Vertical Privilege Escalation – where an authenticated user can escalate privileges to an administrator-level account. An example of this is a web application that has a value representing the username in a hidden field that is returned after successful authentication. What would happen if we changed the value from ‘username’ to ‘root’ or ‘administrator’ and passed this back to the web application server?
We ensure our testing covers the latest Open Web Application Security Project (OWASP) Top 10, along with the following:
Many Web Applications are vulnerable to injection attacks, such as SQL Injection
- SQL injection (Blind, Inference, Classic, Compounded)

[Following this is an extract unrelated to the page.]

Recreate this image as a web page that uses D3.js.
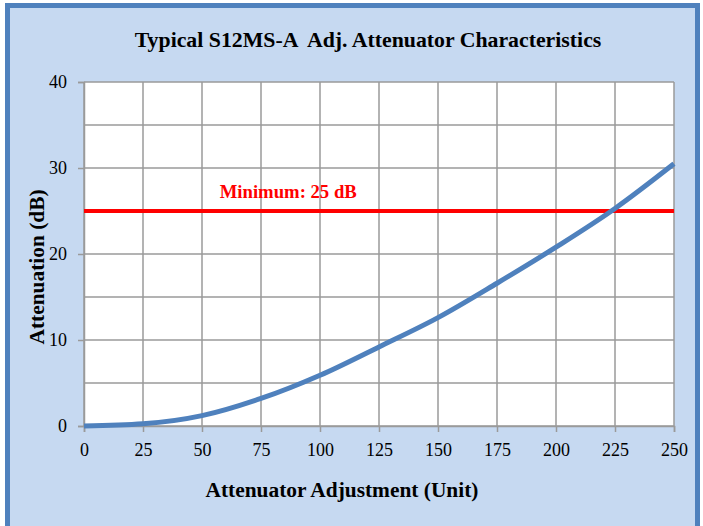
<!DOCTYPE html>
<html>
<head>
<meta charset="utf-8">
<script src="https://cdn.jsdelivr.net/npm/d3@7"></script>
<style>
  body { margin: 0; background: #fff; }
  svg { display: block; }
  text { font-family: "Liberation Serif", "Times New Roman", serif; }
</style>
</head>
<body>
<svg id="chart" width="703" height="526"></svg>
<script>
// values
const adjustment = [0, 25, 50, 75, 100, 125, 150, 175, 200, 225, 250];
const attenuation = [0, 0.25, 1.2, 3.2, 5.9, 9.2, 12.6, 16.6, 20.8, 25.3, 30.5];
const minimumLevel = 25;
const xTicks = [0, 25, 50, 75, 100, 125, 150, 175, 200, 225, 250];
const yTicks = [0, 10, 20, 30, 40];
const yMinor = [5, 15, 25, 35];

const svg = d3.select('#chart');

// frame
svg.append('rect')
  .attr('x', 7.5).attr('y', 5.5)
  .attr('width', 690).attr('height', 540)
  .attr('fill', '#c6d9f1')
  .attr('stroke', '#4f81bd')
  .attr('stroke-width', 5);

const margin = {top: 82, left: 84, right: 29, bottom: 100};
const width = 703 - margin.left - margin.right;
const height = 526 - margin.top - margin.bottom;

const g = svg.append('g')
  .attr('transform', `translate(${margin.left}, ${margin.top})`);

const x = d3.scaleLinear().domain([0, 250]).range([0, width]);
const y = d3.scaleLinear().domain([0, 40]).range([height, 0]);

g.append('rect')
  .attr('width', width).attr('height', height)
  .attr('fill', '#fff');

// grid
g.selectAll('.ygrid')
  .data(yTicks.concat(yMinor))
  .enter()
  .append('line')
  .attr('x1', 0).attr('x2', width)
  .attr('y1', d => y(d)).attr('y2', d => y(d))
  .attr('stroke', '#9a9a9a').attr('stroke-width', 1.5);

g.selectAll('.xgrid')
  .data(xTicks)
  .enter()
  .append('line')
  .attr('x1', d => x(d)).attr('x2', d => x(d))
  .attr('y1', 0).attr('y2', height)
  .attr('stroke', '#9a9a9a').attr('stroke-width', 1.5);

// axes
const xAxis = g.append('g')
  .attr('transform', `translate(0, ${height})`)
  .call(d3.axisBottom(x).tickValues(xTicks).tickSize(6).tickPadding(11));

const yAxis = g.append('g')
  .call(d3.axisLeft(y).tickValues(yTicks).tickSize(6).tickPadding(11));

[xAxis, yAxis].forEach(a => {
  a.attr('font-family', null).attr('font-size', null);
  a.select('.domain').attr('stroke', '#9a9a9a').attr('stroke-width', 1.5);
  a.selectAll('.tick line').attr('stroke', '#9a9a9a').attr('stroke-width', 1.5);
  a.selectAll('.tick text')
    .attr('fill', '#000')
    .style('font-size', '18px');
});

// minimum line
g.append('line')
  .attr('x1', 0).attr('x2', width)
  .attr('y1', y(minimumLevel)).attr('y2', y(minimumLevel))
  .attr('stroke', '#ff0000').attr('stroke-width', 4);

g.append('text')
  .attr('x', x(57.5))
  .attr('y', y(minimumLevel) - 13)
  .attr('fill', '#ff0000')
  .style('font-weight', 'bold')
  .style('font-size', '18.7px')
  .text('Minimum: 25 dB');

// curve
const line = d3.line()
  .x((d, i) => x(adjustment[i]))
  .y(d => y(d))
  .curve(d3.curveMonotoneX);

g.append('path')
  .datum(attenuation)
  .attr('d', line)
  .attr('fill', 'none')
  .attr('stroke', '#4f81bd')
  .attr('stroke-width', 5);

// titles
svg.append('text')
  .attr('x', 368).attr('y', 47)
  .attr('text-anchor', 'middle')
  .attr('xml:space', 'preserve')
  .style('white-space', 'pre')
  .style('font-weight', 'bold')
  .style('font-size', '21.8px')
  .text('Typical S12MS-A  Adj. Attenuator Characteristics');

svg.append('text')
  .attr('x', 342).attr('y', 497)
  .attr('text-anchor', 'middle')
  .style('font-weight', 'bold')
  .style('font-size', '21.4px')
  .text('Attenuator Adjustment (Unit)');

svg.append('text')
  .attr('transform', 'translate(44, 267) rotate(-90)')
  .attr('text-anchor', 'middle')
  .style('font-weight', 'bold')
  .style('font-size', '21.4px')
  .text('Attenuation (dB)');
</script>
</body>
</html>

- OS command injection (Informed, Blind)
- Server-side code injection
- Server-side template injection
- Reflected XSS
- Stored XSS
- Reflected DOM issues
- Stored DOM issues
- File path traversal / manipulation
- External / out-of-band interaction
- HTTP header injection
- XML / SOAP injection
- LDAP injection
- CSRF
- Open redirection
- Header manipulation
- Server-level issues
We think it is better to have an ethical hacker find the holes into your enterprise than an adversary. Our Web Application Penetration Testing Services provides details on exploitable web vulnerabilities in a prioritized, tangible manner. Our report allows you to better understand what your web server or web application look like from an attacker perspective; what the “attack surface” looks like. This helps you prioritize efforts to mitigate risk to reduce breach likelihood.
Not only do our Web Application Penetration Testing Services show you what your attack surface looks like to an adversary, but they can be used as a safe way to test your organization’s incident response capabilities. Our Penetration Testing services can also be used to tune and test your security controls, such as your IDS, Firewall, Web Application Firewall (WAF), Router Access Control Lists (ACLs), etc.
Our Web Application Penetration Testing services also help you meet compliance audit requirements such as HIPAA, PCI DSS, and NIST.
You get four items:
- Penetration Test Report
- Penetration Test Report Findings Review with your team via an online session
- Discounted Retest Option for a rerun of the Web Application Penetration Test after you fix identified problems
- Letter of Attestation
1. Penetration Test Report
The Penetration Test Report includes the URLs and IP addresses tested, reconnaissance (discovery) information, vulnerabilities discovered, steps taken during the assessment, exploitable areas, and prioritized recommendations. For any systems we are able to exploit, an Issue Detail section is used to discuss step-by-step the process we used to gain access, escalate privileges, etc.
2. Penetration Test Report Findings Review
We schedule either an in-person of online session with you where we walk through the report with your team and answer any questions about the findings, our methods, or the steps required for remediation. Many competitors deliver a confusing lengthy report at the end of the engagement for you to decipher. Our penetration test report review adds tremendous value because we can clarify findings and remediation steps.
3. Discounted Retest Option
How do you know the steps you took to fix our penetration test report findings actually worked? Validation removes the guesswork. When you’re ready, after fixing the issues identified in the penetration test report, we offer a deep discount to rerun the same penetration test. This is a crucial and often overlooked step in this process. Validating security controls, patches, and other fix actions is extremely important. We have discovered numerous organizations that thought they fixed a finding we identified, only to discover after a retest that the finding was still there.
4. Letter of Attestation
The attestation letter serves as record of us performing the penetration test. It includes a summary of the findings. Its intent is for external use, outside of your organization, to show proof that a security assessment was performed and to highlight test results.